I do have some company. Behind my apartment is an academy where, as far as I can tell, children are given intensive instruction in the art of shrieking. From about eight-thirty in the morning until late in the afternoon, they keep up a consistent caterwauling. Every now and again, they exhaust themselves and the din flags for a moment, but then an unseen conductor waves a baton and the howling redoubles. I am glad to live within earshot of this unusual school. The screaming is a soothing susurrus, like the voice of the sea. I find it inspiring. I am trying to bring to my writing the same degree of commitment the children bring to their howling. When the shrieking starts, I know it is time for me to be at my desk.

On a Saturday afternoon, I stroll down to the Hôtel de Ville, and in the plaza behind, enclosed by a ring of metal cordons is the prettiest front-end loader that I have ever seen. It is bright red with windows of mirrored glass. It seems, in its stylishness, to have been designed for a cheerful, ornamental purpose. Some dozens of people stand at the cordons, watching the machine with a curious reverence. The Adoration of the Tractor is apparently an important Sunday rite in this village, one with sufficient meaning to the people of Vincennes to merit a drenching with early autumn rain.

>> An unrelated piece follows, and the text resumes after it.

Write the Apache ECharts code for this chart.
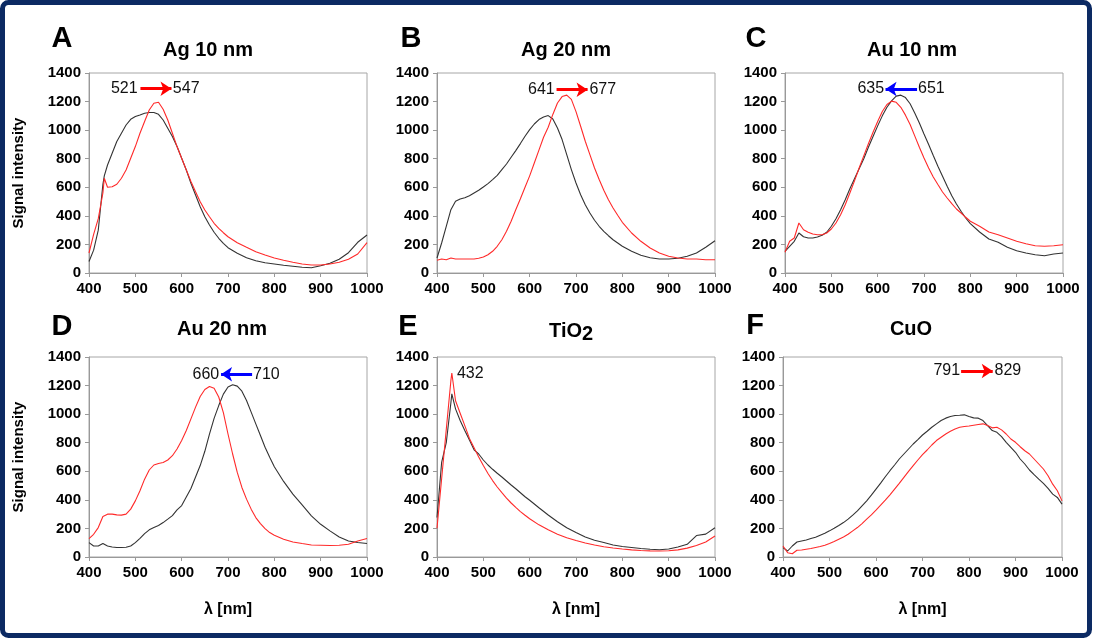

The spectacle grows more remarkable with the appearance in the ring of a silver-haired man dressed in a smart white shirt, gloves and black trousers. A friend informs me that he is here to dance with the tractor, a graciousness to which the French people evidently treat their earth-moving equipment of a weekend afternoon. What then takes place is a scene of death defying tenderness and considerable beauty. The machine hoists the dancer high into the air and brandishes him in a proud and loving way. It coquettes and curtsies. The tractor nuzzles the dancer's skull with its soil bucket and shields him from the downpour. We are all of us—children, teenagers, jaded folk in our middle years—transfixed by this choreography. I find it moving and affirming to be among a people who consider wet feet a small price to pay for a few dozen minutes of strange astonishment.

Now, if you have met many Americans abroad in France you have noticed our habit of apologizing for what awful philistines we are. Do not be taken in. This is only to disarm and distract you while we build a McDonald's on your lawn. But I think it bears reporting that in most American cities, if a man were to dance with a tractor on the town commons he would be yelled at by louts and arrested for corrupting the public morals.

This is not to say that in our United States we do not adore machines. Certain people in my home state of North Carolina have just this week passed a law making it illegal for police to destroy guns seized from criminals. I understand the motive behind this legislation. Ours is a lonely age and if we are lucky enough to find love we must keep it safe from harm, even if the thing we love is a device for making holes in other human beings. So already, Vincennes is giving me all sorts of good ideas for the improvement of my motherland. I intend to write immediately to my home-district representative proposing an amendment to our latest law: if someone wants to save a gangster's AK-47 from the scrapheap, he must first take it for a waltz in front of city hall with his neighbors looking on.